The Credit Facilities allow for revolving credit borrowings in a principal amount of up to $225,000,000 under two separate facilities: (1) a $220,000,000 multicurrency facility made by certain lenders to the Company and its indirect wholly-owned subsidiaries, and (2) a $5,000,000 Mexican facility being made by a certain lender to the Company’s indirect 90% owned subsidiary Cott Embottelladores de Mexico, S.A. de C.V. Wachovia Bank, National Association acts as administrative agent for the lenders under the multicurrency credit facility.

The Letter Amendment adjusts the maximum total leverage ratio that is required to be maintained under the Credit Facilities for the period from September 30, 2007 through and including December 29, 2007 from 3.00 to 1.00 to 4.00 to 1.00. The amendment also provides that the fixed charge coverage ratio calculation for the period ended December 29, 2007 shall exclude certain capital expenditures. A conforming change was made to align the covenants in the Receivables Purchase Agreement originally entered into as of April 1, 2005 among the Company, Cott USA Receivables Corporation, Cott Beverages Inc., Park Avenue Receivables Company, LLC and JPMorgan Chase Bank, N.A.

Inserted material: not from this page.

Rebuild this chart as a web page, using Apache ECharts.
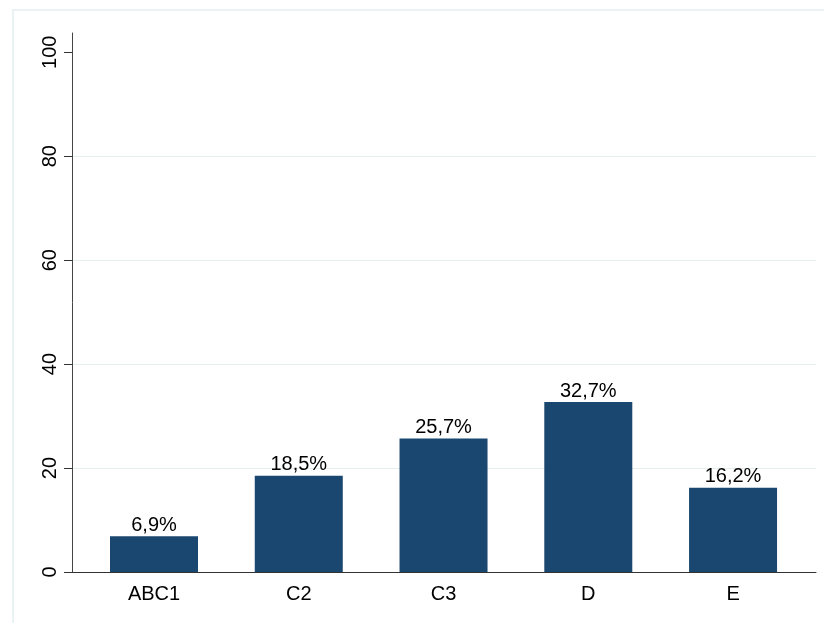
<!DOCTYPE html>
<html lang="en">
<head>
    <meta charset="UTF-8">
    <title>Bars</title>
    <script src="https://cdn.jsdelivr.net/npm/echarts@6/dist/echarts.min.js"></script>
    <style>
        html, body { margin: 0; padding: 0; background: #fff; }
    </style>
</head>
<body>
<div id="main" style="width:824px;height:623px;"></div>

<script type="text/javascript">
    // data
    var categories = ['ABC1', 'C2', 'C3', 'D', 'E'];
    var shares = [6.9, 18.5, 25.7, 32.7, 16.2];
    var yTicks = [0, 20, 40, 60, 80, 100];
    var gridValues = [20, 40, 60, 80];

    var myChart = echarts.init(document.getElementById('main'));

    var barData = [];
    for (var i = 0; i < shares.length; i++) {
        barData.push([i, shares[i]]);
    }
    var gridLines = [];
    for (var j = 0; j < gridValues.length; j++) {
        gridLines.push({ yAxis: gridValues[j] });
    }

    var font = '"Liberation Sans", Arial, Helvetica, sans-serif';

    var option = {
        backgroundColor: '#ffffff',
        animation: false,
        textStyle: { fontFamily: font },
        graphic: [{
            type: 'rect',
            shape: { x: 13, y: 10, width: 830, height: 640 },
            style: { fill: 'none', stroke: '#eaf2f3', lineWidth: 2 },
            silent: true
        }],
        grid: { left: 72, right: 8, top: 33, bottom: 51 },
        xAxis: {
            type: 'value',
            min: -0.5665,
            max: 4.573,
            axisLine: { show: true, onZero: false, lineStyle: { color: '#333', width: 1 } },
            axisTick: { show: false },
            splitLine: { show: false },
            axisLabel: {
                customValues: [0, 1, 2, 3, 4],
                formatter: function (v) { return categories[Math.round(v)] || ''; },
                color: '#000',
                fontSize: 20,
                margin: 12,
                fontFamily: font
            }
        },
        yAxis: {
            type: 'value',
            min: 0,
            max: 103.7,
            axisLine: { show: true, onZero: false, lineStyle: { color: '#444', width: 1 } },
            axisTick: { show: true, length: 8, customValues: yTicks, lineStyle: { color: '#333' } },
            splitLine: { show: false },
            axisLabel: {
                customValues: yTicks,
                rotate: 90,
                color: '#000',
                fontSize: 20,
                margin: 12,
                fontFamily: font
            }
        },
        series: [{
            type: 'bar',
            data: barData,
            barWidth: 88,
            itemStyle: { color: '#1a476f' },
            label: {
                show: true,
                position: 'top',
                distance: 1,
                color: '#000',
                fontSize: 20,
                fontFamily: font,
                formatter: function (p) {
                    return p.value[1].toFixed(1).replace('.', ',') + '%';
                }
            },
            markLine: {
                silent: true,
                symbol: 'none',
                label: { show: false },
                lineStyle: { color: '#e6eef0', width: 1, type: 'solid' },
                data: gridLines,
                z: 0
            },
            z: 3
        }]
    };
    myChart.setOption(option);
</script>

</body>
</html>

On January 8, 2008, the Company issued a press release announcing the amendments. This press release is furnished herewith as Exhibit 99.1 to this Form 8-K and is incorporated by reference into this Item 1.01 as if fully set forth herein.

 

Item 9.01. Financial Statements and Exhibits.

 

(d)

  Exhibits

99.1

  Press release dated January 8, 2008.


SIGNATURES

Pursuant to the requirements of the Securities Exchange Act of 1934, the registrant has duly caused this report to be signed on its behalf by the undersigned hereunto duly authorized.

 

    COTT CORPORATION
Date: January 8, 2008     By:  

/s/ Juan Figuereo

      Juan Figuereo
      Chief Financial Officer


EXHIBIT INDEX

 

Number

  

Description

99.1

   Press release dated January 8, 2008.